To understand attention a little better, let’s take a look at an example:
As we can see in this sentence, when referring to the “it” in the first sentence, the transformer model places the attention on “animal.” When dealing with the “it” in the second sentence, the model places most of the attention on “street” instead of “animal.” This effectively shows how the model places attention based on the other tokens in a sentence.
The popularity of transformers has grown in large part due to the popularity of general language models. Neural Language Models like GPT2 and BERT are general language models that have been trained on a huge corpus in a process known as pretraining. Then, people can use the model and fine-tune it by training the model on a smaller corpus in a specific domain. However, to understand why GPT-2 is so powerful, we need to understand what sets it apart from other transformer-based language models like BERT. In fact, GPT-2 was deemed so powerful that the full GPT2 model was considered too dangerous to release to the public. After seeing some of the examples of GPT2 at play, I wouldn’t be surprised if you started worrying about AI being potentially dangerous.
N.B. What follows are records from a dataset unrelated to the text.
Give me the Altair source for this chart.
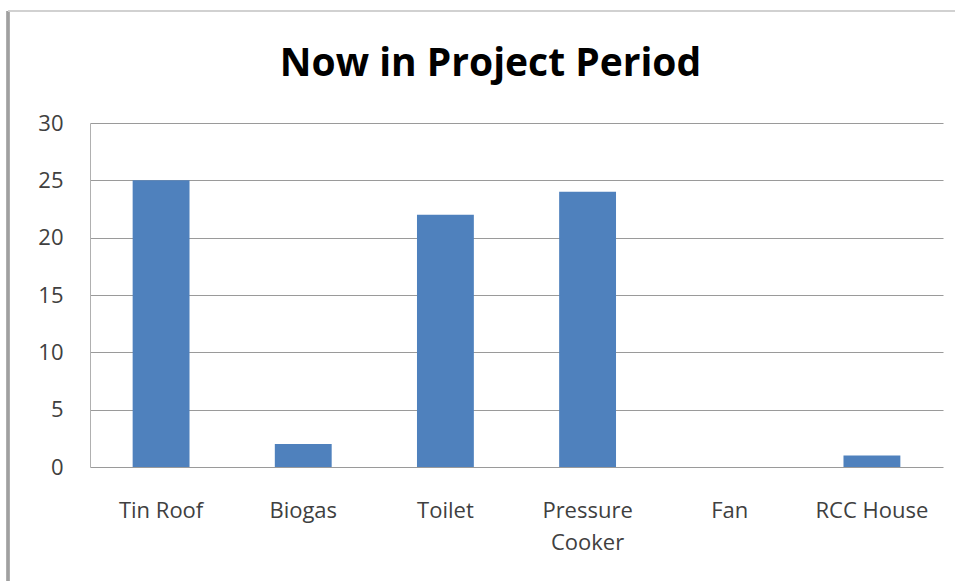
import altair as alt
import pandas as pd

categories = ["Tin Roof", "Biogas", "Toilet", "Pressure Cooker", "Fan", "RCC House"]
values = [25, 2, 22, 24, 0, 1]

df = pd.DataFrame({"item": categories, "count": values})

FONT = "Open Sans"

bars = alt.Chart(df).mark_bar(color="#4F81BD").encode(
    x=alt.X("item:N", sort=categories, title=None,
            scale=alt.Scale(paddingInner=0.6, paddingOuter=0.3),
            axis=alt.Axis(labelAngle=0, labelFont=FONT, labelFontSize=22,
                          labelColor="#404040", ticks=False, domain=False,
                          labelPadding=33, labelBaseline="top", labelLineHeight=32,
                          labelExpr="datum.label == 'Pressure Cooker' ? ['Pressure', 'Cooker'] : datum.label")),
    y=alt.Y("count:Q", title=None,
            scale=alt.Scale(domain=[0, 30]),
            axis=alt.Axis(values=[0, 5, 10, 15, 20, 25, 30], labelFont=FONT, labelFontSize=22,
                          labelColor="#404040", ticks=False, domain=True, domainColor="#b0b0b0",
                          labelPadding=27, gridColor="#9a9a9a", gridWidth=1.2)),
)

frame_left = alt.Chart(df).mark_rule(color="#a0a0a0", strokeWidth=2.5).encode(
    x=alt.value(-82), y=alt.value(-112), y2=alt.value(460)
)
frame_top = alt.Chart(df).mark_rule(color="#d0d0d0", strokeWidth=1.5).encode(
    x=alt.value(-82), x2=alt.value(865), y=alt.value(-112)
)

chart = alt.layer(frame_left, frame_top, bars).properties(
    width=853, height=344,
    autosize=alt.AutoSizeParams(type="none"),
    padding={"left": 90, "top": 123, "right": 12, "bottom": 114},
    background="white",
    title=alt.TitleParams("Now in Project Period", font=FONT, fontSize=39, fontWeight="bold",
                          color="#000000", anchor="middle", dx=-26, dy=78),
).configure_view(stroke=None)

chart.save("out.html", embed_options={"renderer": "svg", "actions": False})
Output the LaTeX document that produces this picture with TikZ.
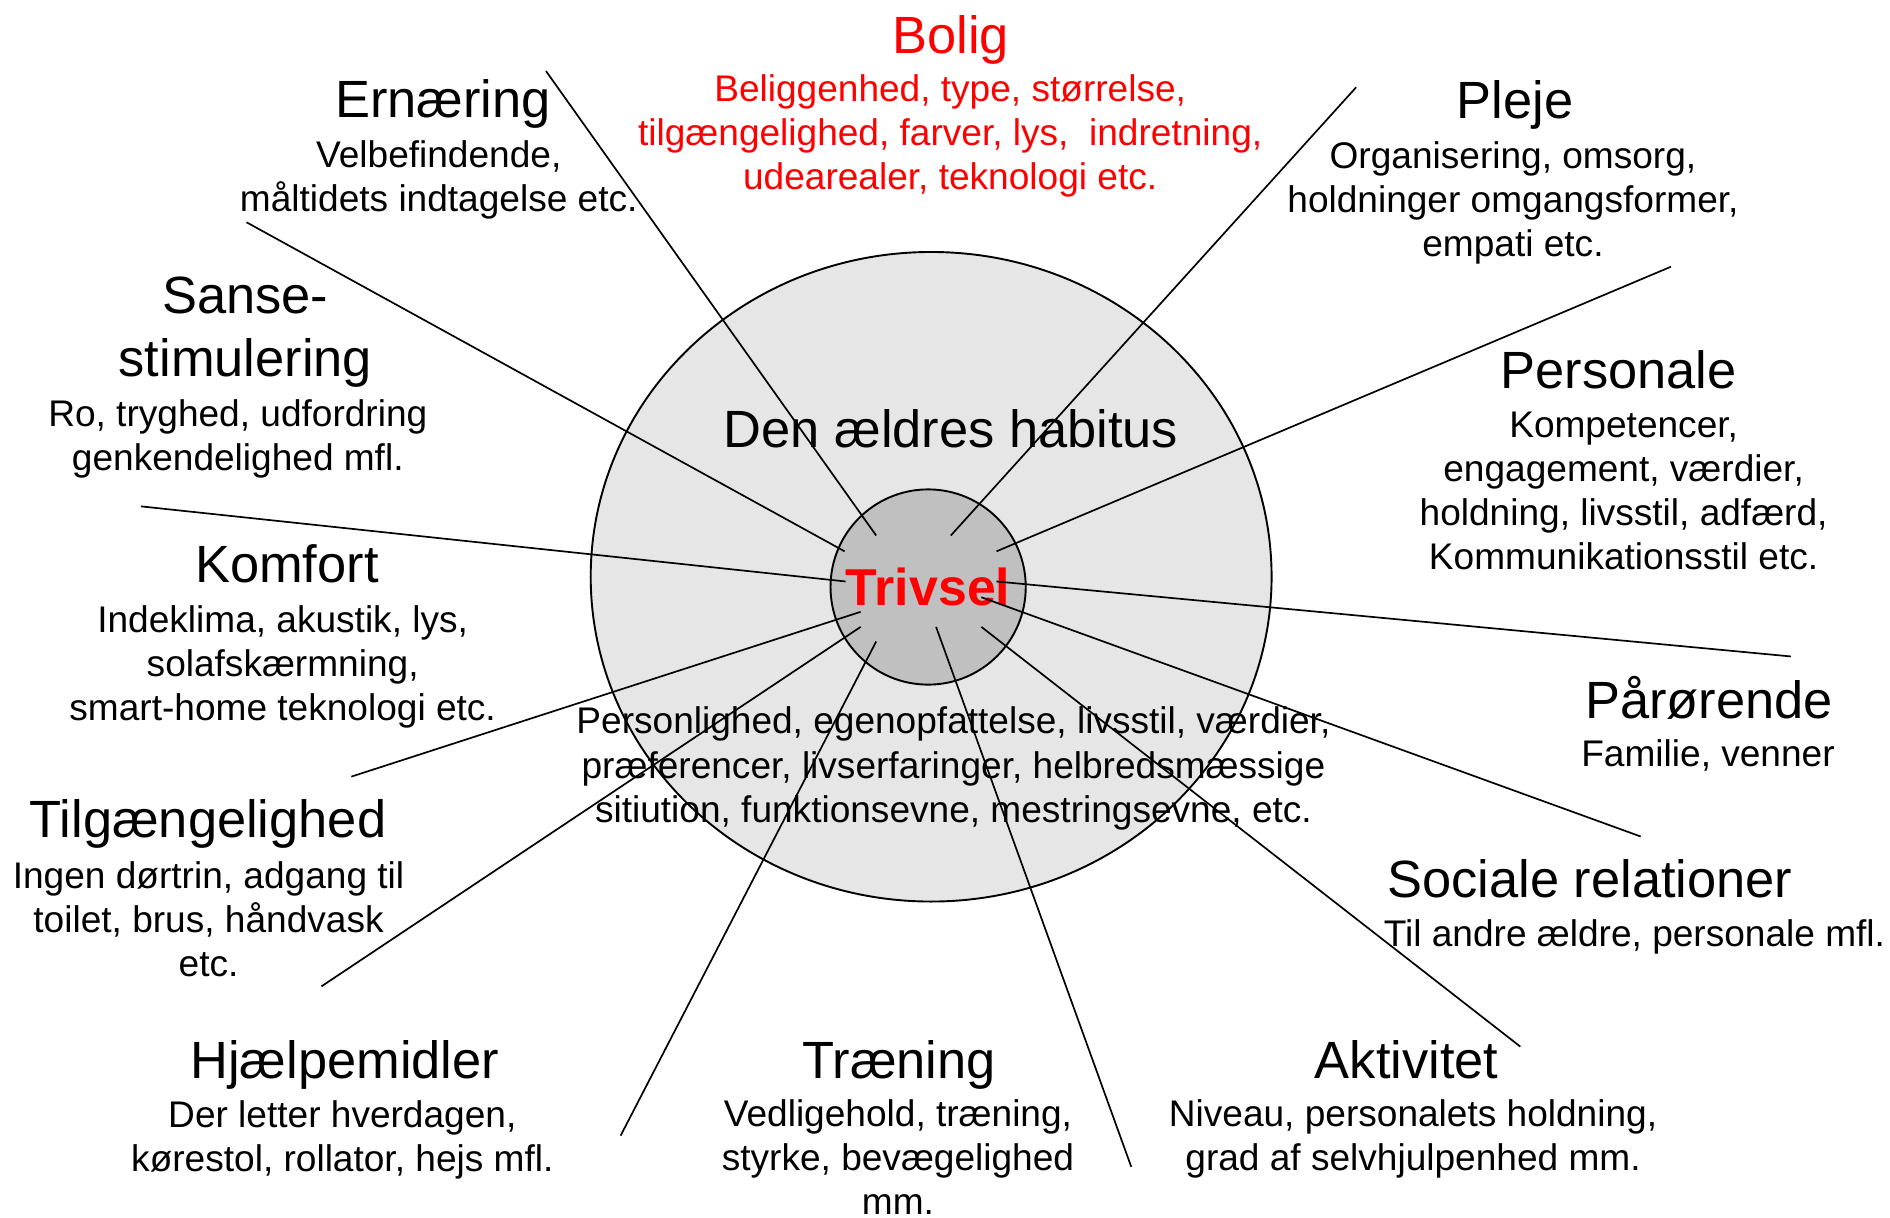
\documentclass[tikz,border=0pt]{standalone}
\usepackage{fontspec}
\setmainfont{Liberation Sans}
\usepackage{xcolor}
\usetikzlibrary{shapes.geometric}

\definecolor{habitusgray}{RGB}{230,230,230}
\definecolor{trivselgray}{RGB}{192,192,192}
\definecolor{boligred}{RGB}{255,0,0}

\begin{document}
\begin{tikzpicture}[
    x=0.02cm, y=-0.02cm,
    title/.style={anchor=base, inner sep=0pt, align=center, font=\fontsize{24.75}{30}\selectfont},
    desc/.style={anchor=north, inner sep=0pt, align=center, font=\fontsize{17.5}{20.8}\selectfont},
    spoke/.style={line width=0.8pt}
]
\useasboundingbox (0,0) rectangle (1568,1010);

\node[ellipse, draw, line width=0.9pt, fill=habitusgray, minimum width=11.3cm, minimum height=10.78cm] (habitus) at (772.5,478.5) {};
\node[circle, draw, line width=0.9pt, fill=trivselgray, inner sep=0pt, minimum size=3.24cm, text=boligred, font=\fontsize{24.5}{29}\selectfont\bfseries] (trivsel) at (770,487) {Trivsel};

\node[title] (habitustitle) at (789,371.5) {Den ældres habitus};
\node[desc] (habitustxt) at (791,586.3) {Personlighed, egenopfattelse, livsstil, værdier,\\præferencer, livserfaringer, helbredsmæssige\\sitiution, funktionsevne, mestringsevne, etc.};

\node[title, text=boligred] (bolig) at (788.6,44.2) {Bolig};
\node[desc, text=boligred] (boligtxt) at (788.3,61.5) {Beliggenhed, type, størrelse,\\tilgængelighed, farver, lys,\ \ indretning,\\udearealer, teknologi etc.};

\node[title] (ernaering) at (367.6,97.5) {Ernæring};
\node[desc] (ernaeringtxt) at (364,116.5) {Velbefindende,\\måltidets indtagelse etc.};

\node[title] (pleje) at (1256.8,98.5) {Pleje};
\node[desc] (plejetxt) at (1255.2,117) {Organisering, omsorg,\\holdninger omgangsformer,\\empati etc.};

\node[title, anchor=north] (sanse) at (203.6,229) {Sanse-\\stimulering};
\node[desc] (sansetxt) at (197.3,331) {Ro, tryghed, udfordring\\genkendelighed mfl.};

\node[title] (personale) at (1342.9,322.5) {Personale};
\node[desc] (personaletxt) at (1347,341.5) {Kompetencer,\\engagement, værdier,\\holdning, livsstil, adfærd,\\Kommunikationsstil etc.};

\node[title] (komfort) at (238,483.2) {Komfort};
\node[desc] (komforttxt) at (234.5,502.2) {Indeklima, akustik, lys,\\solafskærmning,\\smart-home teknologi etc.};

\node[title] (paaroerende) at (1417.8,595.9) {Pårørende};
\node[desc] (paaroerendetxt) at (1417,613.1) {Familie, venner};

\node[title] (tilgaengelighed) at (172.6,694.5) {Tilgængelighed};
\node[desc] (tilgaengelighedtxt) at (173,714.5) {Ingen dørtrin, adgang til\\toilet, brus, håndvask\\etc.};

\node[title] (sociale) at (1319,744.7) {Sociale relationer};
\node[desc] (socialetxt) at (1356,762.9) {Til andre ældre, personale mfl.};

\node[title] (hjaelpemidler) at (286,895) {Hjælpemidler};
\node[desc] (hjaelpemidlertxt) at (284,912.5) {Der letter hverdagen,\\kørestol, rollator, hejs mfl.};

\node[title] (traening) at (746,894.9) {Træning};
\node[desc] (traeningtxt) at (745,911.8) {Vedligehold, træning,\\styrke, bevægelighed\\mm.};

\node[title] (aktivitet) at (1167,895) {Aktivitet};
\node[desc] (aktivitettxt) at (1172.3,912.3) {Niveau, personalets holdning,\\grad af selvhjulpenhed mm.};

\coordinate (in1) at (726.9,444.3);
\coordinate (in2) at (788.8,444.3);
\coordinate (in3) at (826.7,457.4);
\coordinate (in4) at (700.7,457.4);
\coordinate (in5) at (701.5,482.4);
\coordinate (in6) at (826.7,482.4);
\coordinate (in7) at (714,507.6);
\coordinate (in8) at (814.2,495.5);
\coordinate (in9) at (714,520.1);
\coordinate (in10) at (726.9,532.2);
\coordinate (in11) at (776.6,520.1);
\coordinate (in12) at (814.2,520.1);

\coordinate (out1) at (453,59);
\coordinate (out2) at (1125.1,72.4);
\coordinate (out3) at (1386.2,221.3);
\coordinate (out4) at (204.5,184.4);
\coordinate (out5) at (117,420.1);
\coordinate (out6) at (1485.7,544.6);
\coordinate (out7) at (291.5,644.3);
\coordinate (out8) at (1361.2,694);
\coordinate (out9) at (266.7,818.3);
\coordinate (out10) at (514.9,942.1);
\coordinate (out11) at (938.5,968);
\coordinate (out12) at (1261.3,868.3);

\draw[spoke] (in1) -- (out1);
\draw[spoke] (in2) -- (out2);
\draw[spoke] (in3) -- (out3);
\draw[spoke] (in4) -- (out4);
\draw[spoke] (in5) -- (out5);
\draw[spoke] (in6) -- (out6);
\draw[spoke] (in7) -- (out7);
\draw[spoke] (in8) -- (out8);
\draw[spoke] (in9) -- (out9);
\draw[spoke] (in10) -- (out10);
\draw[spoke] (in11) -- (out11);
\draw[spoke] (in12) -- (out12);

\end{tikzpicture}
\end{document}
There are two fundamental differences between GPT-2 and BERT. The first is the fact that GPT-2 relies solely on Decoder blocks, whereas BERT relies on encoder blocks only. This difference in blocks results in a very fundamental difference in the application of the self-attention mechanism. The encoder block has a self-attention, whereas the decoder has a masked self-attention mechanism. Masked self-attention differs from self-attention as the masking refers to not allowing the model to peak at token to the right of the position (words that come after the word being guessed).
Another difference between GPT-2 and BERT is that GPT-2 only outputs one token at a time, whereas BERT can output multiple tokens at once. In this aspect, GPT-2 is more like an RNN, which also only outputs a token at a time. While it may seem that this makes GPT-2 inferior, this difference in architecture makes GPT-2 better certain tasks and aids in unsupervised training.
In fact, the extra-large version of GPT-2 with 1.5 billion parameters was able to write a very convincing new story simple from a two-sentence prompt about unicorns (even human journalists would have a difficult time writing about unicorns):
Based on the impressive results of GPT-2 on natural language, it would be foolish not to think that understanding programming languages at a semantic level can be done better using neural language models that have been fine-tuned for programming languages. In fact, this approach has been tested in two research papers that I will link down below. As of right now, it seems as though repurposing general language models like GPT-2 for programming languages have produced the best results when compared to traditional techniques like using an RNN or LSTM model, not to mention the significantly reduced training time and data required. Not only that, an AI-powered software tools company known as Tab 9 is using Open AI’s GPT 2 model to provide better code auto-completion suggestions.
With all this being said, I would like to leave you off with a potentially interesting question: Is applying AI to expedite the development of code that powers AI, the beginning of an era when AI can just program new and better AI?